The French Revolution (1789–1799) was a period of radical social and political upheaval in French and European history. The absolute monarchy that had ruled France for centuries collapsed in three years. French society underwent an epic transformation as feudal, aristocratic, and religious privileges evaporated under a sustained assault from liberal political groups and the masses on the streets. Old ideas about hierarchy and tradition succumbed to new Enlightenment principles of citizenship and inalienable rights.
The French Revolution began in 1789 with the convocation of the Estates-General in May.

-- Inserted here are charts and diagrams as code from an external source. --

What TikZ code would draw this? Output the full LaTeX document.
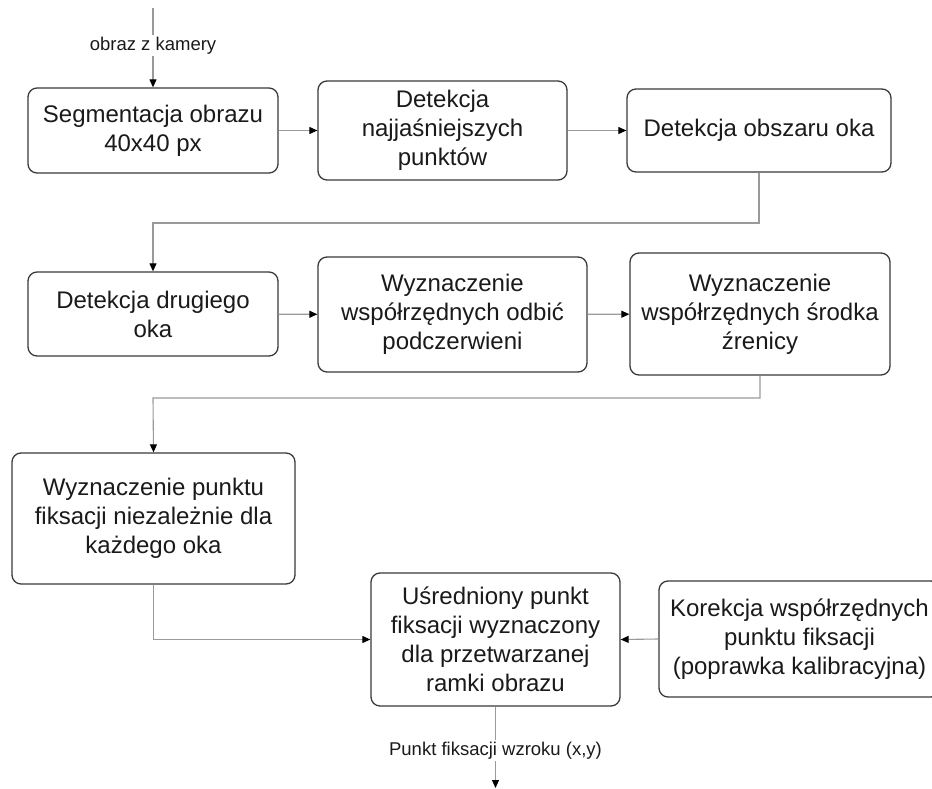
\documentclass[tikz,border=0pt]{standalone}
\usepackage{fontspec}
\setmainfont{Liberation Sans}
\usetikzlibrary{arrows.meta}
\definecolor{boxline}{HTML}{3A3A3A}
\definecolor{connline}{HTML}{9A9A9A}
\definecolor{txt}{HTML}{1A1A1A}
\tikzset{
  stepbox/.style={draw=boxline, line width=1.3pt, rounded corners=9pt, fill=white,
    align=center, inner sep=0pt, text=txt, font=\fontsize{24}{29}\selectfont},
  conn/.style={draw=connline, line width=1.1pt,
    -{Triangle[length=8pt,width=7pt,fill=black,color=black]}},
  plainconn/.style={draw=connline, line width=1.1pt},
  flowlabel/.style={fill=white, inner sep=2pt, text=txt, font=\fontsize{18.5}{22}\selectfont}
}
\begin{document}
\begin{tikzpicture}[x=1pt,y=-1pt]
\clip (0,0) rectangle (932,789);
\fill[white] (0,0) rectangle (932,789);

\node[stepbox, minimum width=250pt, minimum height=85pt] (b1) at (153,130.5) {Segmentacja obrazu\\40x40 px};
\node[stepbox, minimum width=249pt, minimum height=99pt] (b2) at (442.5,130.5) {Detekcja\\najjaśniejszych\\punktów};
\node[stepbox, minimum width=264pt, minimum height=83pt] (b3) at (759,130.5) {Detekcja obszaru oka};

\node[stepbox, minimum width=250pt, minimum height=84pt] (b4) at (153,314) {Detekcja drugiego\\oka};
\node[stepbox, minimum width=269pt, minimum height=115pt] (b5) at (452.5,314.5) {Wyznaczenie\\współrzędnych odbić\\podczerwieni};
\node[stepbox, minimum width=260pt, minimum height=122pt] (b6) at (760,314) {Wyznaczenie\\współrzędnych środka\\źrenicy};

\node[stepbox, minimum width=283pt, minimum height=131pt] (b7) at (153.5,518.5) {Wyznaczenie punktu\\fiksacji niezależnie dla\\każdego oka};
\node[stepbox, minimum width=249pt, minimum height=133pt] (b8) at (495.5,639.5) {Uśredniony punkt\\fiksacji wyznaczony\\dla przetwarzanej\\ramki obrazu};
\node[stepbox, minimum width=281pt, minimum height=116pt] (b9) at (799.5,639) {Korekcja współrzędnych\\punktu fiksacji\\(poprawka kalibracyjna)};

\coordinate (in) at (153,8);
\coordinate (out) at (495.5,788);
\coordinate (k1) at (153,223);
\coordinate (k2) at (153,398);

\draw[conn] (in) -- node[flowlabel, pos=0.47] {obraz z kamery} (b1.north);
\draw[conn] (b1) -- (b2);
\draw[conn] (b2) -- (b3);
\draw[conn] (b3.south) |- (k1) -- (b4.north);
\draw[conn] (b4) -- (b5);
\draw[conn] (b5) -- (b6);
\draw[conn] (b6.south) |- (k2) -- (b7.north);
\draw[conn] (b7.south) |- (b8.west);
\draw[conn] (b9.west) -- (b8.east);
\draw[conn] (b8.south) -- node[flowlabel, pos=0.54] {Punkt fiksacji wzroku (x,y)} (out);
\end{tikzpicture}
\end{document}
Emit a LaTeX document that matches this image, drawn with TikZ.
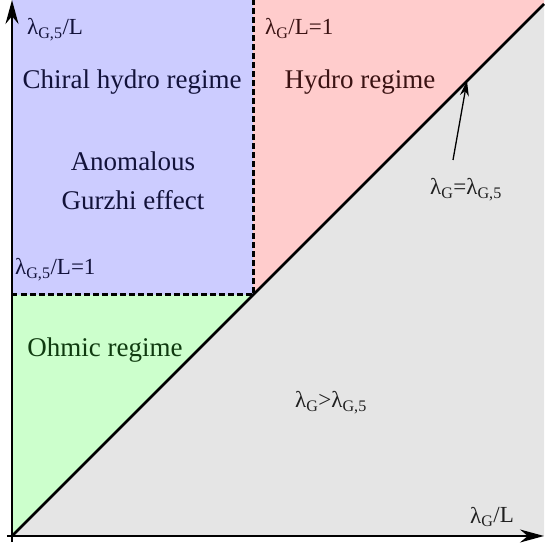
\documentclass[tikz,border=0pt]{standalone}
\usepackage{fontspec}
\setmainfont{Liberation Serif}
\usetikzlibrary{arrows.meta}
\definecolor{hydroblue}{HTML}{CCCCFF}
\definecolor{hydrored}{HTML}{FFCCCC}
\definecolor{ohmgreen}{HTML}{CCFFCC}
\definecolor{ballgray}{HTML}{E5E5E5}
\definecolor{txtblue}{HTML}{12123A}
\definecolor{txtred}{HTML}{3A1212}
\definecolor{txtgreen}{HTML}{0F3A0F}
\definecolor{txtgray}{HTML}{202020}
\newcommand{\lamG}{λ\textsubscript{G}}
\newcommand{\lamGf}{λ\textsubscript{G,5}}
\tikzset{
  regime/.style={inner sep=0pt,font=\fontsize{27}{32}\selectfont},
  axlab/.style={inner sep=0pt,font=\fontsize{23}{27}\selectfont},
  axis/.style={line width=1.5pt,-{Stealth[length=24pt,width=13pt]}},
  border/.style={line width=3pt,dash pattern=on 5.5pt off 3.5pt}
}
\begin{document}
\begin{tikzpicture}[x=1pt,y=1pt]
\useasboundingbox (-12,-10) rectangle (532,536);
\fill[ballgray] (0,0) -- (532,532) -- (532,0) -- cycle;
\fill[hydroblue] (0,241) rectangle (241,536);
\fill[hydrored] (241,241) -- (241,536) -- (532,536) -- (532,532) -- cycle;
\fill[ohmgreen] (0,0) -- (241,241) -- (0,241) -- cycle;
\coordinate (O) at (0,0);
\coordinate (corner) at (532,532);
\coordinate (xend) at (532,0);
\coordinate (yend) at (0,536);
\coordinate (meet) at (241,241);
\coordinate (left) at (0,241);
\coordinate (top) at (241,536);
\coordinate (touch) at (455,455);
\draw[border] (left) -- (meet) -- (top);
\draw[line width=2.6pt] (O) -- (corner);
\draw[axis] (-5,0) -- (xend);
\draw[axis] (0,-6) -- (yend);
\node[axlab,anchor=base west,text=txtblue] (ylab) at (15,501) {\lamGf/L};
\node[axlab,anchor=base west,text=txtred] (vlab) at (253,501) {\lamG/L=1};
\node[axlab,anchor=base west,text=txtblue] (hlab) at (3,261) {\lamGf/L=1};
\node[axlab,anchor=base,text=txtgray] (xlab) at (480,13) {\lamG/L};
\node[regime,anchor=base,text=txtblue] (chiral) at (120,447) {Chiral hydro regime};
\node[regime,anchor=base,text=txtred] (hydro) at (348,447) {Hydro regime};
\node[regime,anchor=base,text=txtblue] (anom) at (121,365) {Anomalous};
\node[regime,anchor=base,text=txtblue] (gurzhi) at (121,326) {Gurzhi effect};
\node[regime,anchor=base,text=txtgreen] (ohmic) at (93,179) {Ohmic regime};
\node[axlab,anchor=base,text=txtgray] (ballis) at (319,128) {\lamG>\lamGf};
\node[axlab,anchor=base,text=txtgray] (equal) at (454,341) {\lamG=\lamGf};
\draw[line width=1.3pt,-{Stealth[length=15pt,width=9pt]}] (441,376) -- (touch);
\end{tikzpicture}
\end{document}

The first year of the Revolution witnessed members of the Third Estate proclaiming the Tennis Court Oath in June, the assault on the Bastille in July, the passage of the Declaration of the Rights of Man and of the Citizen in August, and an epic march on Versailles that forced the royal court back to Paris in October. The next few years were dominated by tensions between various liberal assemblies and a conservative monarchy intent on thwarting major reforms. A republic was proclaimed in September 1792 and King Louis XVI was executed the next year.

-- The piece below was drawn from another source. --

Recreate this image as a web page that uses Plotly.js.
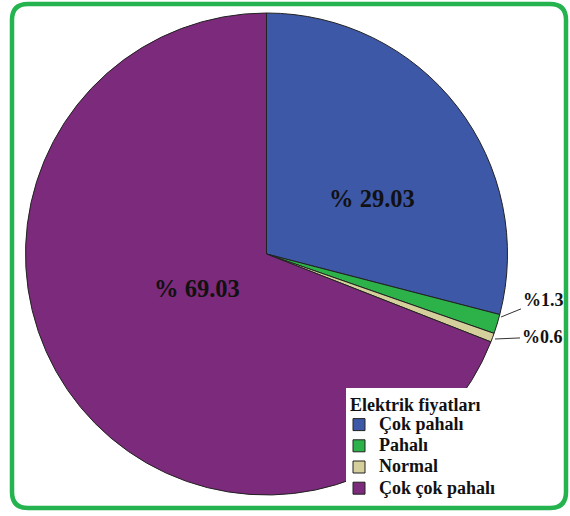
<!DOCTYPE html>
<html>
<head>
<meta charset="utf-8">
<script src="https://cdn.plot.ly/plotly-3.0.1.min.js"></script>
<style>html,body{margin:0;padding:0;background:#fff}#chart{width:570px;height:516px}</style>
</head>
<body>
<div id="chart"></div>
<script>
const categories = ['Çok pahalı', 'Pahalı', 'Normal', 'Çok çok pahalı'];
const values = [29.03, 1.3, 0.6, 69.03];
const sliceColors = ['#3E58A8', '#2DB24A', '#D4CF9B', '#7C2A7B'];
const legendTitle = 'Elektrik fiyatları';

const W = 570, H = 516;
const px = x => x / W;
const py = y => 1 - y / H;

// pie placement
const cx = 266.5, cy = 254, r = 241;

const serif = 'Liberation Serif';

function roundRect(x0, y0, x1, y1, rad) {
  const X = px, Y = py;
  return 'M' + X(x0 + rad) + ',' + Y(y0) +
    ' L' + X(x1 - rad) + ',' + Y(y0) +
    ' Q' + X(x1) + ',' + Y(y0) + ' ' + X(x1) + ',' + Y(y0 + rad) +
    ' L' + X(x1) + ',' + Y(y1 - rad) +
    ' Q' + X(x1) + ',' + Y(y1) + ' ' + X(x1 - rad) + ',' + Y(y1) +
    ' L' + X(x0 + rad) + ',' + Y(y1) +
    ' Q' + X(x0) + ',' + Y(y1) + ' ' + X(x0) + ',' + Y(y1 - rad) +
    ' L' + X(x0) + ',' + Y(y0 + rad) +
    ' Q' + X(x0) + ',' + Y(y0) + ' ' + X(x0 + rad) + ',' + Y(y0) + ' Z';
}

const trace = {
  type: 'pie',
  labels: categories.map(c => '<span style="font-size:18px;font-family:\'Liberation Serif\'">' + c + '</span>'),
  values: values,
  sort: false,
  direction: 'clockwise',
  rotation: 0,
  textinfo: 'none',
  hoverinfo: 'label+value',
  marker: { colors: sliceColors, line: { color: '#222', width: 1 } },
  domain: { x: [px(cx - r), px(cx + r)], y: [py(cy + r), py(cy - r)] }
};

const fmt = (v, space) => '%' + (space ? ' ' : '') + v.toFixed(v >= 10 ? 2 : 1);
const bigFont = { family: serif, size: 24.5, color: '#111', weight: 'bold' };
const smallFont = { family: serif, size: 18, color: '#111', weight: 'bold' };

const annotations = [
  { x: px(372), y: py(198), text: fmt(values[0], true), showarrow: false, font: bigFont },
  { x: px(152), y: py(288), text: fmt(values[3], true), showarrow: false, font: bigFont },
  { x: px(501), y: py(317), text: fmt(values[1], false),
    showarrow: true, arrowhead: 0, arrowwidth: 1, arrowcolor: '#333', ax: 42, ay: -17, font: smallFont },
  { x: px(495), y: py(339), text: fmt(values[2], false),
    showarrow: true, arrowhead: 0, arrowwidth: 1, arrowcolor: '#333', ax: 47, ay: -2, font: smallFont },
  { x: px(348), y: py(405), xanchor: 'left', yanchor: 'middle', text: legendTitle, showarrow: false,
    font: { family: serif, size: 18, color: '#111', weight: 'bold' } }
];
annotations.forEach(a => { a.xref = 'paper'; a.yref = 'paper'; });

const layout = {
  width: W, height: H,
  margin: { l: 0, r: 0, t: 0, b: 0, autoexpand: false },
  paper_bgcolor: '#fff',
  showlegend: true,
  legend: {
    x: px(339), y: py(409), xanchor: 'left', yanchor: 'top',
    bgcolor: 'rgba(0,0,0,0)', borderwidth: 0,
    font: { family: serif, size: 14, color: '#111', weight: 'bold' },
    itemwidth: 30,
    tracegroupgap: 0
  },
  annotations: annotations,
  shapes: [
    { type: 'rect', xref: 'paper', yref: 'paper', layer: 'above',
      x0: px(346), x1: px(510), y0: py(502), y1: py(388),
      line: { width: 0 }, fillcolor: '#fff' },
    { type: 'path', xref: 'paper', yref: 'paper', path: roundRect(12, 4, 566, 508, 16),
      line: { color: '#25B34F', width: 4.5 }, fillcolor: 'rgba(0,0,0,0)' }
  ]
};

Plotly.newPlot('chart', [trace], layout, { staticPlot: true, displayModeBar: false });
</script>
</body>
</html>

External threats also played a dominant role in the development of the Revolution. The French Revolutionary Wars started in 1792 and ultimately featured spectacular French victories that facilitated the conquest of the Italian peninsula, the Low Countries, and most territories west of the Rhine—achievements that had defied previous French governments for centuries. Internally, popular sentiments radicalized the Revolution significantly, culminating in the brutal Reign of Terror from 1793 until 1794. After the fall of Robespierre and the Jacobins, the Directory assumed control of the French state in 1795 and held power until 1799, when it was replaced by the Consulate under Napoleon Bonaparte.